Turkish energy experts believe that Shah Deniz will be able to provide ample gas to supply the Turkish-Greek and Italian pipelines. But despite Guler’s earlier remark that Turkey would buy 15% of the Shah Deniz gas to be transported to Greece, Turkish energy analysts close to the negotiations recently told Jamestown that Azerbaijan has not agreed on a contract that will allow Turkey to take 15% of the gas.

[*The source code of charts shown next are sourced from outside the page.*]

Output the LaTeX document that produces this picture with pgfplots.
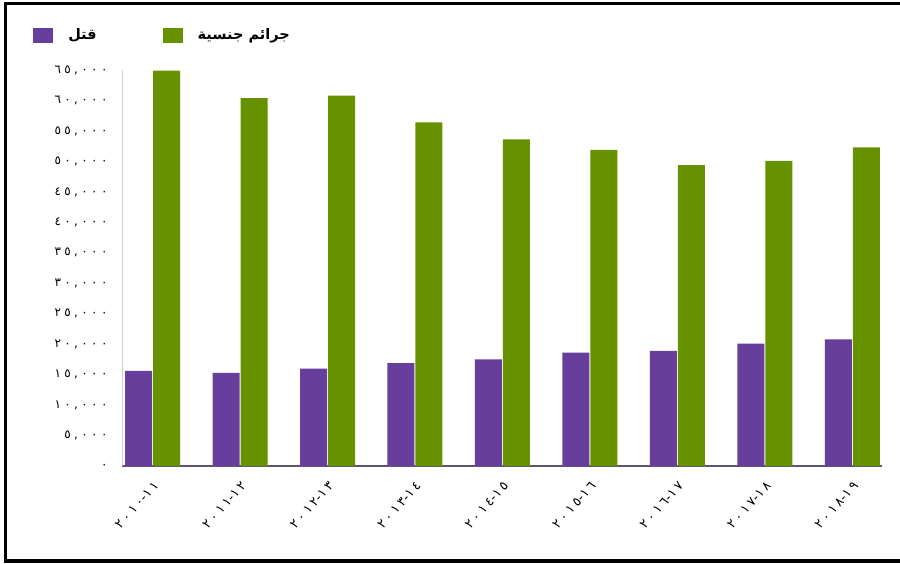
\documentclass[border=0pt]{standalone}
\usepackage{pgfplots}
\pgfplotsset{compat=1.18}
\usepackage{fontspec}
\setmainfont{DejaVu Sans}
\newfontfamily\arabicfont[Script=Arabic]{DejaVu Sans}
\newfontfamily\digitfont[LetterSpace=28]{DejaVu Sans}
\newfontfamily\xdigitfont[LetterSpace=22]{DejaVu Sans}
\TeXXeTstate=1
\definecolor{cpurple}{RGB}{103,62,155}
\definecolor{cgreen}{RGB}{102,146,0}
\definecolor{caxis}{RGB}{95,85,115}
\newcommand{\yr}[2]{\hbox{#1}\hbox{-}\hbox{#2}}
\begin{document}
\begin{tikzpicture}
\useasboundingbox (0pt,0pt) rectangle (900pt,563pt);
\fill[white] (0pt,0pt) rectangle (900pt,563pt);
\fill[black] (3.75pt,557.75pt) rectangle (900pt,561.25pt);
\fill[black] (3.75pt,0.25pt) rectangle (900pt,3.75pt);
\fill[black] (3.75pt,0.25pt) rectangle (7.25pt,561.25pt);
\begin{axis}[
  at={(122pt,97pt)}, anchor=south west,
  width=760pt, height=396pt, scale only axis,
  xmin=-0.35, xmax=8.34, ymin=0, ymax=65000,
  scaled y ticks=false,
  axis x line=bottom, axis y line=left,
  x axis line style={-, draw=caxis, line width=1.5pt},
  y axis line style={-, draw=black!18, line width=0.8pt},
  major tick length=0pt,
  clip=false,
  ytick={0,5000,10000,15000,20000,25000,30000,35000,40000,45000,50000,55000,60000,65000},
  yticklabels={٠,{٥,٠٠٠},{١٠,٠٠٠},{١٥,٠٠٠},{٢٠,٠٠٠},{٢٥,٠٠٠},{٣٠,٠٠٠},{٣٥,٠٠٠},{٤٠,٠٠٠},{٤٥,٠٠٠},{٥٠,٠٠٠},{٥٥,٠٠٠},{٦٠,٠٠٠},{٦٥,٠٠٠}},
  yticklabel style={font=\digitfont\fontsize{12}{12}\selectfont, anchor=east, xshift=-11pt},
  xtick={0,1,2,3,4,5,6,7,8},
  xticklabels={\yr{٢٠١٠}{١١},\yr{٢٠١١}{١٢},\yr{٢٠١٢}{١٣},\yr{٢٠١٣}{١٤},\yr{٢٠١٤}{١٥},\yr{٢٠١٥}{١٦},\yr{٢٠١٦}{١٧},\yr{٢٠١٧}{١٨},\yr{٢٠١٨}{١٩}},
  xticklabel style={font=\xdigitfont\fontsize{13}{13}\selectfont, xshift=6pt, yshift=-15pt, rotate=48, anchor=east},
  legend style={at={(-0.117,1.088)}, anchor=west, draw=none, fill=none, inner sep=0pt,
    font=\arabicfont\bfseries\fontsize{14.5}{14.5}\selectfont,
    /tikz/every even column/.append style={column sep=64pt},
    /tikz/every odd column/.append style={column sep=13pt}},
  legend columns=2,
]
\addplot[ybar, bar width=27pt, bar shift=-14pt, fill=cpurple, draw=none,
  legend image code/.code={\fill[cpurple] (0pt,-7.5pt) rectangle (20pt,7.5pt);}]
  coordinates {(0,15600) (1,15300) (2,16000) (3,16900) (4,17500) (5,18600) (6,18900) (7,20100) (8,20800)};
\addlegendentry{\beginR قتل\endR}
\addplot[ybar, bar width=27pt, bar shift=14pt, fill=cgreen, draw=none,
  legend image code/.code={\fill[cgreen] (0pt,-7.5pt) rectangle (20pt,7.5pt);}]
  coordinates {(0,64900) (1,60400) (2,60800) (3,56400) (4,53600) (5,51900) (6,49400) (7,50100) (8,52300)};
\addlegendentry{\beginR جرائم جنسية\endR}
\end{axis}
\end{tikzpicture}
\end{document}
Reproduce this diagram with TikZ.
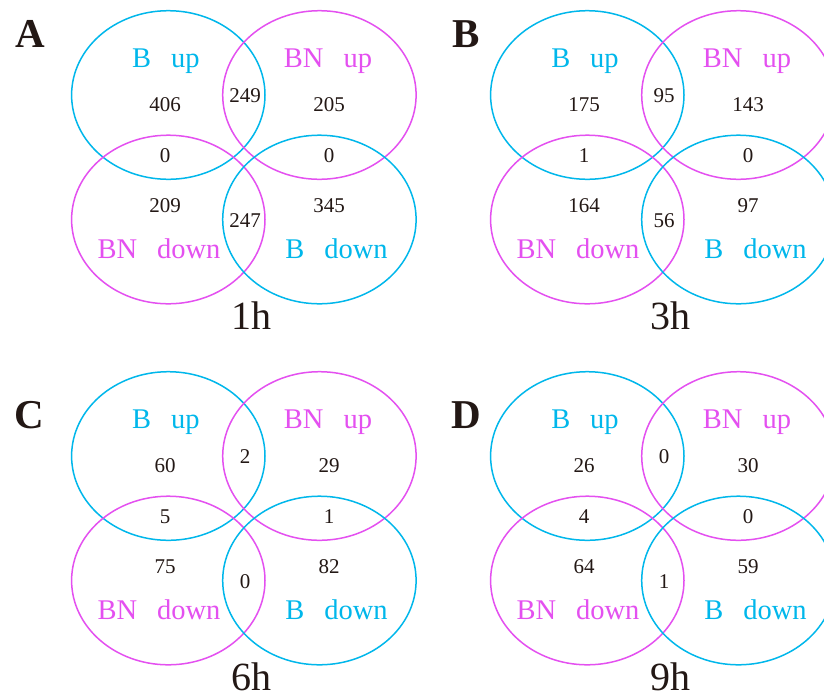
\documentclass[tikz,border=0pt]{standalone}
\usepackage{fontspec}
\setmainfont{Liberation Serif}
\definecolor{vcyan}{RGB}{0,183,235}
\definecolor{vmag}{RGB}{228,80,240}
\definecolor{vink}{RGB}{35,24,21}
\begin{document}
\begin{tikzpicture}[x=1pt,y=-1pt,
  cyanring/.style={draw=vcyan,line width=1.5pt},
  magring/.style={draw=vmag,line width=1.5pt},
  setlab/.style={font=\fontsize{28.5}{28.5}\selectfont,anchor=base,inner sep=0pt},
  num/.style={font=\fontsize{21}{21}\selectfont,text=vink,inner sep=0pt},
  panlet/.style={font=\fontsize{41}{41}\selectfont\bfseries,text=vink,inner sep=0pt},
  timelab/.style={font=\fontsize{40}{40}\selectfont,text=vink,anchor=base,inner sep=0pt}]
\useasboundingbox (0,0) rectangle (824,694);
\clip (0,0) rectangle (824,694);
\fill[white] (0,0) rectangle (824,694);
\foreach \p/\dx/\dy/\Let/\lx/\ly/\nA/\nB/\nC/\nD/\nE/\nF/\nG/\nH/\Tm in {
 a/0/0/A/30/34/406/249/205/0/0/209/247/345/1h,
 b/419/0/B/466/34/175/95/143/1/0/164/56/97/3h,
 c/0/361/C/29/415/60/2/29/5/1/75/0/82/6h,
 d/419/361/D/466/415/26/0/30/4/0/64/1/59/9h}
{
  \node[panlet] (\p-letter) at (\lx,\ly) {\Let};
  \begin{scope}[shift={(\dx,\dy)}]
    \draw[cyanring] (168.3,95) ellipse [x radius=96.7pt, y radius=84.3pt];
    \draw[magring] (319.4,95) ellipse [x radius=96.7pt, y radius=84.3pt];
    \draw[magring] (168.3,219.5) ellipse [x radius=96.7pt, y radius=84.3pt];
    \draw[cyanring] (319.4,219.5) ellipse [x radius=96.7pt, y radius=84.3pt];
    \node[setlab,text=vcyan] (\p-bup) at (166,67) {B\hspace{20pt}up};
    \node[setlab,text=vmag] (\p-bnup) at (328,67) {BN\hspace{20pt}up};
    \node[setlab,text=vmag] (\p-bndown) at (159,258) {BN\hspace{20pt}down};
    \node[setlab,text=vcyan] (\p-bdown) at (336.5,258) {B\hspace{20pt}down};
    \node[num] (\p-n1) at (165,105) {\nA};
    \node[num] (\p-n2) at (245,96) {\nB};
    \node[num] (\p-n3) at (329,105) {\nC};
    \node[num] (\p-n4) at (165,155.5) {\nD};
    \node[num] (\p-n5) at (329,155.5) {\nE};
    \node[num] (\p-n6) at (165,206) {\nF};
    \node[num] (\p-n7) at (245,221) {\nG};
    \node[num] (\p-n8) at (329,206) {\nH};
    \node[timelab] (\p-time) at (251,329.5) {\Tm};
  \end{scope}
}
\end{tikzpicture}
\end{document}
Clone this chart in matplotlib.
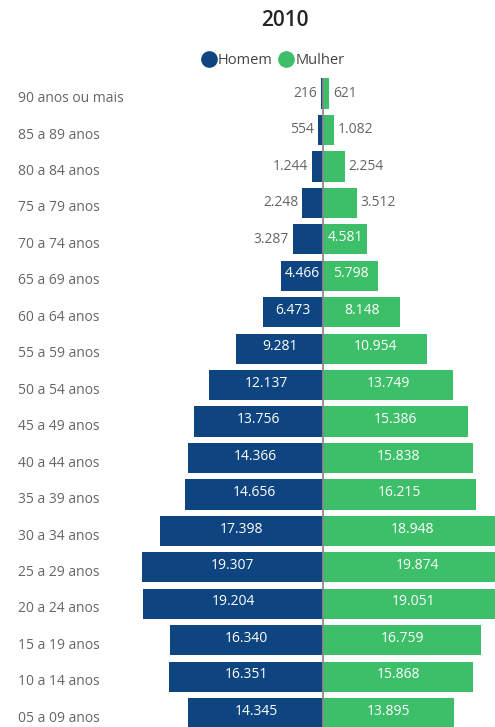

“Azeris fear that Turkey may sell this portion of gas that it seeks to buy to third parties for a higher price, undermining Azerbaijan’s ability to control the gas prices. But in essence, Turkish demand to buy additional gas stems from its real concern about meeting its growing domestic energy needs rather than, at least in the short term, to become a hub to store the extra gas to sell to the third countries,” an Ankara-based Western analyst told Jamestown.
Although Turkey has emphasized its desire to become an East-West energy transit route for carrying Caspian gas and oil to Europe, meeting its growing domestic needs remains its priority concern, said the Turkish Energy Ministry sources. In addition, Turkey does not want to rely on a single country for nearly one-third of its energy needs, especially not Russia and Iran.
The South European Gas Ring Project marks Turkey’s first concrete step toward its goal of becoming not only an energy bridge to the Caspian oil and gas reserves, but also to preempt expected increases in both domestic and international gas demand. Turkey should carry at least 20 bcm of natural gas to Europe in 2010.
In July of this year, Turkey received the first shipment of natural gas via the 1,050-km Erzerum line from the $4 billion Shah-Deniz project under a 15-year deal signed with Azerbaijan in March 2001. Shah-Deniz will supply 1.3-1.4 bcm of gas to Turkey and 0.3-0.4 bcm to Georgia in 2007. The maximum annual exports during the project’s first stage will amount to 6.6 bcm to Turkey and 0.8 bcm to Georgia in 2009-2020.
BP has a 25.5% share in the Shah Deniz group alongside Statoil (25.5%), Iran’s OIEC (10%), TotalFinaElf (10%), the Russian-Italian joint venture LukAgip (10%), Turkey’s TPAO (9%), and Azerbaijan’s state oil company SOCAR (10%0.
Turkey, meanwhile, has benefited from the $4 billion Baku-Tbilisi-Ceyhan (BTC) pipeline to take oil from the Caspian Sea to the Mediterranean, sidestepping major energy producer Russia while also bypassing the Turkish controlled strategic and busy Bosporus and the Dardanelles Straits.